Task brief
Determine which lines contain the word "chart", then copy those lines.

Material provided
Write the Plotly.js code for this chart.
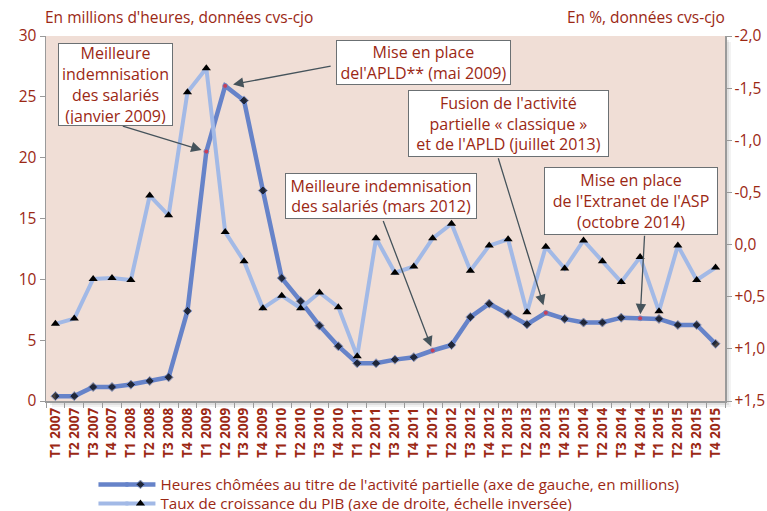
<!DOCTYPE html>
<html>
<head>
<meta charset="utf-8">
<script src="https://cdn.plot.ly/plotly-3.0.1.min.js"></script>
<style>html,body{margin:0;padding:0;background:#fff;}#chart{width:767px;height:511px;}</style>
</head>
<body>
<div id="chart"></div>
<script>
const quarters = ['T1 2007','T2 2007','T3 2007','T4 2007','T1 2008','T2 2008','T3 2008','T4 2008',
  'T1 2009','T2 2009','T3 2009','T4 2009','T1 2010','T2 2010','T3 2010','T4 2010',
  'T1 2011','T2 2011','T3 2011','T4 2011','T1 2012','T2 2012','T3 2012','T4 2012',
  'T1 2013','T2 2013','T3 2013','T4 2013','T1 2014','T2 2014','T3 2014','T4 2014',
  'T1 2015','T2 2015','T3 2015','T4 2015'];
// Heures chômées (millions)
const heures = [0.4,0.4,1.15,1.15,1.35,1.65,1.95,7.4,
  20.5,25.9,24.7,17.3,10.1,8.2,6.2,4.5,
  3.1,3.1,3.4,3.6,4.15,4.6,6.9,8.0,
  7.15,6.3,7.25,6.75,6.45,6.45,6.85,6.8,
  6.75,6.25,6.25,4.7];
// Taux de croissance du PIB (%)
const pib = [0.76,0.71,0.33,0.32,0.34,-0.47,-0.28,-1.46,
  -1.69,-0.12,0.16,0.61,0.49,0.61,0.46,0.60,
  1.07,-0.06,0.27,0.21,-0.06,-0.20,0.25,0.01,
  -0.05,0.65,0.02,0.23,-0.04,0.16,0.36,0.12,
  0.64,0.01,0.34,0.22];
const highlighted = ['T1 2009','T2 2009','T1 2012','T3 2013','T4 2014'];
const rightTickVals = [-2,-1.5,-1,-0.5,0,0.5,1,1.5];
const rightTickText = ['-2,0','-1,5','-1,0','-0,5','0,0','+0,5','+1,0','+1,5'];
const legendNames = ["Heures chômées au titre de l'activité partielle (axe de gauche, en millions)",
  "Taux de croissance du PIB (axe de droite, échelle inversée)"];
const notes = [
  {text:'Meilleure<br>indemnisation<br>des salariés<br>(janvier 2009)', at:'T1 2009'},
  {text:"Mise en place<br>del'APLD** (mai 2009)", at:'T2 2009'},
  {text:"Fusion de l'activité<br>partielle « classique »<br>et de l'APLD (juillet 2013)", at:'T3 2013'},
  {text:'Meilleure indemnisation<br>des salariés (mars 2012)', at:'T1 2012'},
  {text:"Mise en place<br>de l'Extranet de l'ASP<br>(octobre 2014)", at:'T4 2014'}
];

const RED = '#9B2814';
const FONT = 'Open Sans, Noto Sans, sans-serif';
const C1 = '#6683C9', C2 = '#A2B9E6';

const isHi = quarters.map(q => highlighted.includes(q));
const t1 = {
  x: quarters, y: heures, name: legendNames[0], type:'scatter', mode:'lines+markers',
  line:{color:C1, width:4.5},
  marker:{symbol: isHi.map(h=>h?'circle':'diamond'), size: isHi.map(h=>h?5:7),
          color: isHi.map(h=>h?'#F0242A':'#000')},
  yaxis:'y', legend:'legend'
};
const t2 = {
  x: quarters, y: pib, name: legendNames[1], type:'scatter', mode:'lines+markers',
  line:{color:C2, width:4},
  marker:{symbol:'triangle-up', size:8, color:'#000'},
  yaxis:'y2', legend:'legend2'
};

// geometry helpers (paper coords)
const L=45.5, R=725, T=36, B=401;
const px = v => (v-L)/(R-L), py = v => (B-v)/(B-T);

const boxes = [
  {cx:115.2, cy:84.2, w:111, h:79},
  {cx:423.4, cy:62.5, w:171, h:41},
  {cx:508, cy:123.7, w:197, h:63},
  {cx:380.8, cy:196.2, w:188, h:42},
  {cx:631.3, cy:200.5, w:170, h:64}
];
const arrows = [
  {ax:-85, ay:-26, so:5},
  {ax:107, ay:-20, so:8},
  {ax:-48, ay:-156, so:8},
  {ax:-50, ay:-131, so:4},
  {ax:4.5, ay:-84, so:4}
];

const annotations = [];
notes.forEach((n,i)=>{
  const idx = quarters.indexOf(n.at);
  annotations.push({
    x:n.at, y:heures[idx], xref:'x', yref:'y', text:'', showarrow:true,
    ax:arrows[i].ax, ay:arrows[i].ay, arrowhead:2, arrowsize:1.6, arrowwidth:1.3,
    arrowcolor:'#45535B', standoff:arrows[i].so
  });
});
notes.forEach((n,i)=>{
  const b = boxes[i];
  annotations.push({
    x:px(b.cx), y:py(b.cy), xref:'paper', yref:'paper', xanchor:'center', yanchor:'middle',
    text:n.text, showarrow:false, width:b.w, height:b.h, align:'center', valign:'middle',
    bgcolor:'#fff', bordercolor:'#6B7073', borderwidth:1, borderpad:1,
    font:{family:FONT, size:16, color:RED}
  });
});
annotations.push({x:px(42), y:py(17), xref:'paper', yref:'paper', xanchor:'left', yanchor:'middle',
  text:"En millions d'heures, données cvs-cjo", showarrow:false, font:{family:FONT,size:15.5,color:RED}});
annotations.push({x:px(727), y:py(17), xref:'paper', yref:'paper', xanchor:'right', yanchor:'middle',
  text:'En %, données cvs-cjo', showarrow:false, font:{family:FONT,size:15.5,color:RED}});

const shapes = [];
[[6,0.05],[4,0.07],[2,0.09]].forEach(([o,a])=>{
  shapes.push({type:'rect', xref:'paper', yref:'paper', x0:px(L+o), x1:px(R+o), y0:py(B+o), y1:py(T+o),
    fillcolor:'rgba(0,0,0,'+a+')', line:{width:0}, layer:'below'});
});
shapes.push({type:'rect', xref:'paper', yref:'paper', x0:0, x1:1, y0:0, y1:1,
  fillcolor:'#F0DED6', line:{width:0}, layer:'below'});
// longer legend keys, as in the reference
const LEG1 = 484.5, LEG2 = 503.5;
shapes.push({type:'line', xref:'paper', yref:'paper', x0:px(98), x1:px(128), y0:py(LEG1), y1:py(LEG1),
  line:{color:C1, width:4.5}});
shapes.push({type:'line', xref:'paper', yref:'paper', x0:px(98), x1:px(128), y0:py(LEG2), y1:py(LEG2),
  line:{color:C2, width:4}});

const legendBase = {xanchor:'left', yanchor:'middle', font:{family:FONT, size:15.2, color:RED},
  bgcolor:'rgba(0,0,0,0)', borderwidth:0};

const layout = {
  width:767, height:511,
  margin:{l:L, r:767-R, t:T, b:511-B, autoexpand:false},
  paper_bgcolor:'#fff', plot_bgcolor:'rgba(0,0,0,0)',
  font:{family:FONT, color:RED},
  showlegend:true,
  legend:Object.assign({x:px(120), y:py(LEG1)}, legendBase),
  legend2:Object.assign({x:px(120), y:py(LEG2)}, legendBase),
  xaxis:{type:'category', range:[-0.5,35.5], showgrid:false, zeroline:false, showline:true,
    linecolor:'#9A9A9A', linewidth:1.5, ticks:'outside', tickson:'boundaries', ticklen:5, tickcolor:'#9A9A9A',
    tickangle:-90, tickfont:{family:FONT, size:13.5, color:RED, weight:'bold'}, automargin:false},
  yaxis:{range:[0,30], tickvals:[0,5,10,15,20,25,30], showgrid:false, zeroline:false, showline:true,
    linecolor:'#9A9A9A', linewidth:1.5, ticks:'outside', ticklen:5, tickcolor:'#9A9A9A',
    tickfont:{family:FONT, size:15.5, color:RED}, automargin:false},
  yaxis2:{overlaying:'y', side:'right', range:[1.5,-2.0], tickvals:rightTickVals, ticktext:rightTickText,
    showgrid:false, zeroline:false, showline:true, linecolor:'#9A9A9A', linewidth:1.5,
    ticks:'outside', ticklen:5, tickcolor:'#9A9A9A', tickfont:{family:FONT, size:15.5, color:RED}, automargin:false},
  annotations: annotations,
  shapes: shapes
};

Plotly.newPlot('chart', [t1, t2], layout, {displayModeBar:false, staticPlot:true});
</script>
</body>
</html>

Task output
Write the Plotly.js code for this chart.
<style>html,body{margin:0;padding:0;background:#fff;}#chart{width:767px;height:511px;}</style>
<div id="chart"></div>
Plotly.newPlot('chart', [t1, t2], layout, {displayModeBar:false, staticPlot:true});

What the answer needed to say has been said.